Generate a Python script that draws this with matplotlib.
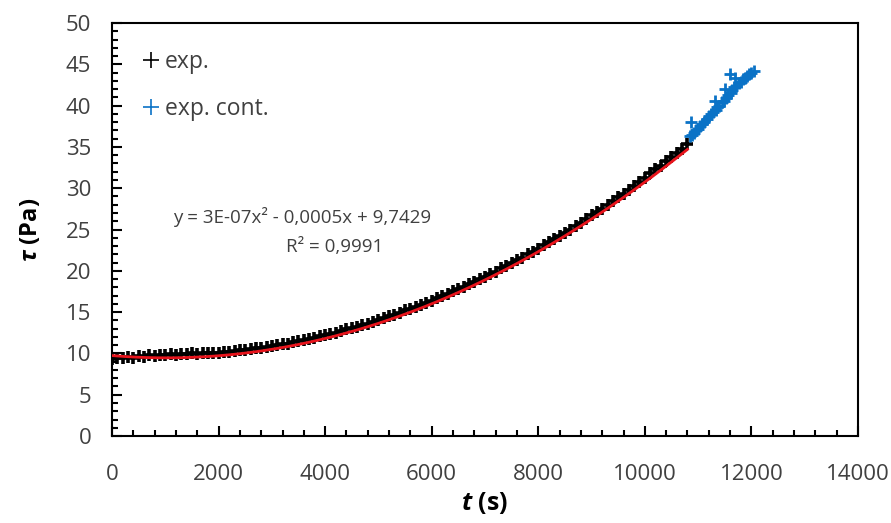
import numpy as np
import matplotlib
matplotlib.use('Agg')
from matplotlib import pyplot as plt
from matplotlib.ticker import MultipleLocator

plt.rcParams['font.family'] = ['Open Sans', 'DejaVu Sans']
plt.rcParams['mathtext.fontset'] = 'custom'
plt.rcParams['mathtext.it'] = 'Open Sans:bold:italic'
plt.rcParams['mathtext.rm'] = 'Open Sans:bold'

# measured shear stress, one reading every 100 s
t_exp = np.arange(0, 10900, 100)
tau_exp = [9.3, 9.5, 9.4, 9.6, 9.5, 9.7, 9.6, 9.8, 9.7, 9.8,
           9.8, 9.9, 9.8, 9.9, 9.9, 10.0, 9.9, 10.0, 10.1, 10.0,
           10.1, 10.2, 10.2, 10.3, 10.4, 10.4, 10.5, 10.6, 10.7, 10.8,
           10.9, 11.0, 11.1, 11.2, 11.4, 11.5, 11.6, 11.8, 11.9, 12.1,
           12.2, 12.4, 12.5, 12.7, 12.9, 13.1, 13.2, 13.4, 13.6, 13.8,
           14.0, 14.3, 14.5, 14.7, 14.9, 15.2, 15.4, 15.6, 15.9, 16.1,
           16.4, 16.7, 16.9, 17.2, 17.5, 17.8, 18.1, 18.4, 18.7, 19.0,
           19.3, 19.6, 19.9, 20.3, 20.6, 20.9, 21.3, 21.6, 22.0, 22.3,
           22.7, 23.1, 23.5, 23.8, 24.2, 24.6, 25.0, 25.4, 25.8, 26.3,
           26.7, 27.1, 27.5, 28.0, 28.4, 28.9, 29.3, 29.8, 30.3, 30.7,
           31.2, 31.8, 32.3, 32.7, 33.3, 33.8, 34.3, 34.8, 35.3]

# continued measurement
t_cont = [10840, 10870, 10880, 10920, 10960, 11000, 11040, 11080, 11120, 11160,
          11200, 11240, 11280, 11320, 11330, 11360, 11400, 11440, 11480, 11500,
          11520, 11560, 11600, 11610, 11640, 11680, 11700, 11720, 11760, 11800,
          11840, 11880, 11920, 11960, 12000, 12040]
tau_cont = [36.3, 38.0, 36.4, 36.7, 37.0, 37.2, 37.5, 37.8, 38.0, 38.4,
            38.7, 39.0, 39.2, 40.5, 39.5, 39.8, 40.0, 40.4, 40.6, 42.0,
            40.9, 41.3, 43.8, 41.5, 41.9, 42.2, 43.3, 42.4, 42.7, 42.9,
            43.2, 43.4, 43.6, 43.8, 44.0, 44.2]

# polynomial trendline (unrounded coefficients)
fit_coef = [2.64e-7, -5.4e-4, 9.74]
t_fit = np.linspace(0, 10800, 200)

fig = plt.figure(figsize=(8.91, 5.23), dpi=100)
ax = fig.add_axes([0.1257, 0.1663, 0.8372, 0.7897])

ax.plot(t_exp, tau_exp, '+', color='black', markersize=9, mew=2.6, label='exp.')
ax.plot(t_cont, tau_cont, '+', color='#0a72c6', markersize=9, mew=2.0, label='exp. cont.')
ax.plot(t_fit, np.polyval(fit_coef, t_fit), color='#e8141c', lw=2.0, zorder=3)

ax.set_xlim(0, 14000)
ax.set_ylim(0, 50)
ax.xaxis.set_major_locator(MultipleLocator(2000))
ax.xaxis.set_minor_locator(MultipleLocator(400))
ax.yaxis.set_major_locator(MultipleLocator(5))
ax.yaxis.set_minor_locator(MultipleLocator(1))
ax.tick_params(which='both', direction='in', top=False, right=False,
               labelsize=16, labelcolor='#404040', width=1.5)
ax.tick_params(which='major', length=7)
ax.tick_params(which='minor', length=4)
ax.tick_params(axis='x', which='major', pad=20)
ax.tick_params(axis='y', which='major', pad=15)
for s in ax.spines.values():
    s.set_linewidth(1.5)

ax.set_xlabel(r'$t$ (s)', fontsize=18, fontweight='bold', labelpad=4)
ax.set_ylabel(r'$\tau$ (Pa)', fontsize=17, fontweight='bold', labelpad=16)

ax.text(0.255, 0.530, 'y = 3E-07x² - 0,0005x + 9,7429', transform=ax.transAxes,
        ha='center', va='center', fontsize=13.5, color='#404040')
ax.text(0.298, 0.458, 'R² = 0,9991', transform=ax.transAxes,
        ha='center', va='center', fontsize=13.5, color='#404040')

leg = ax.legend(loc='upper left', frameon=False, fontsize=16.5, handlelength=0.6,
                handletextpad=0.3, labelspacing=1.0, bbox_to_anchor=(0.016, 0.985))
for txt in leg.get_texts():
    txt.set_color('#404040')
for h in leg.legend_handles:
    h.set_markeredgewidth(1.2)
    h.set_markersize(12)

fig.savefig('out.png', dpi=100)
^^^^^^^^^^^^^^^^
• Your objective: Copy every line above word for word and exclude the pictures.

• The output:
Generate a Python script that draws this with matplotlib.
import numpy as np
import matplotlib
matplotlib.use('Agg')
from matplotlib import pyplot as plt
from matplotlib.ticker import MultipleLocator

plt.rcParams['font.family'] = ['Open Sans', 'DejaVu Sans']
plt.rcParams['mathtext.fontset'] = 'custom'
plt.rcParams['mathtext.it'] = 'Open Sans:bold:italic'
plt.rcParams['mathtext.rm'] = 'Open Sans:bold'

# measured shear stress, one reading every 100 s
t_exp = np.arange(0, 10900, 100)
tau_exp = [9.3, 9.5, 9.4, 9.6, 9.5, 9.7, 9.6, 9.8, 9.7, 9.8,
           9.8, 9.9, 9.8, 9.9, 9.9, 10.0, 9.9, 10.0, 10.1, 10.0,
           10.1, 10.2, 10.2, 10.3, 10.4, 10.4, 10.5, 10.6, 10.7, 10.8,
           10.9, 11.0, 11.1, 11.2, 11.4, 11.5, 11.6, 11.8, 11.9, 12.1,
           12.2, 12.4, 12.5, 12.7, 12.9, 13.1, 13.2, 13.4, 13.6, 13.8,
           14.0, 14.3, 14.5, 14.7, 14.9, 15.2, 15.4, 15.6, 15.9, 16.1,
           16.4, 16.7, 16.9, 17.2, 17.5, 17.8, 18.1, 18.4, 18.7, 19.0,
           19.3, 19.6, 19.9, 20.3, 20.6, 20.9, 21.3, 21.6, 22.0, 22.3,
           22.7, 23.1, 23.5, 23.8, 24.2, 24.6, 25.0, 25.4, 25.8, 26.3,
           26.7, 27.1, 27.5, 28.0, 28.4, 28.9, 29.3, 29.8, 30.3, 30.7,
           31.2, 31.8, 32.3, 32.7, 33.3, 33.8, 34.3, 34.8, 35.3]

# continued measurement
t_cont = [10840, 10870, 10880, 10920, 10960, 11000, 11040, 11080, 11120, 11160,
          11200, 11240, 11280, 11320, 11330, 11360, 11400, 11440, 11480, 11500,
          11520, 11560, 11600, 11610, 11640, 11680, 11700, 11720, 11760, 11800,
          11840, 11880, 11920, 11960, 12000, 12040]
tau_cont = [36.3, 38.0, 36.4, 36.7, 37.0, 37.2, 37.5, 37.8, 38.0, 38.4,
            38.7, 39.0, 39.2, 40.5, 39.5, 39.8, 40.0, 40.4, 40.6, 42.0,
            40.9, 41.3, 43.8, 41.5, 41.9, 42.2, 43.3, 42.4, 42.7, 42.9,
            43.2, 43.4, 43.6, 43.8, 44.0, 44.2]

# polynomial trendline (unrounded coefficients)
fit_coef = [2.64e-7, -5.4e-4, 9.74]
t_fit = np.linspace(0, 10800, 200)

fig = plt.figure(figsize=(8.91, 5.23), dpi=100)
ax = fig.add_axes([0.1257, 0.1663, 0.8372, 0.7897])

ax.plot(t_exp, tau_exp, '+', color='black', markersize=9, mew=2.6, label='exp.')
ax.plot(t_cont, tau_cont, '+', color='#0a72c6', markersize=9, mew=2.0, label='exp. cont.')
ax.plot(t_fit, np.polyval(fit_coef, t_fit), color='#e8141c', lw=2.0, zorder=3)

ax.set_xlim(0, 14000)
ax.set_ylim(0, 50)
ax.xaxis.set_major_locator(MultipleLocator(2000))
ax.xaxis.set_minor_locator(MultipleLocator(400))
ax.yaxis.set_major_locator(MultipleLocator(5))
ax.yaxis.set_minor_locator(MultipleLocator(1))
ax.tick_params(which='both', direction='in', top=False, right=False,
               labelsize=16, labelcolor='#404040', width=1.5)
ax.tick_params(which='major', length=7)
ax.tick_params(which='minor', length=4)
ax.tick_params(axis='x', which='major', pad=20)
ax.tick_params(axis='y', which='major', pad=15)
for s in ax.spines.values():
    s.set_linewidth(1.5)

ax.set_xlabel(r'$t$ (s)', fontsize=18, fontweight='bold', labelpad=4)
ax.set_ylabel(r'$\tau$ (Pa)', fontsize=17, fontweight='bold', labelpad=16)

ax.text(0.255, 0.530, 'y = 3E-07x² - 0,0005x + 9,7429', transform=ax.transAxes,
        ha='center', va='center', fontsize=13.5, color='#404040')
ax.text(0.298, 0.458, 'R² = 0,9991', transform=ax.transAxes,
        ha='center', va='center', fontsize=13.5, color='#404040')

leg = ax.legend(loc='upper left', frameon=False, fontsize=16.5, handlelength=0.6,
                handletextpad=0.3, labelspacing=1.0, bbox_to_anchor=(0.016, 0.985))
for txt in leg.get_texts():
    txt.set_color('#404040')
for h in leg.legend_handles:
    h.set_markeredgewidth(1.2)
    h.set_markersize(12)

fig.savefig('out.png', dpi=100)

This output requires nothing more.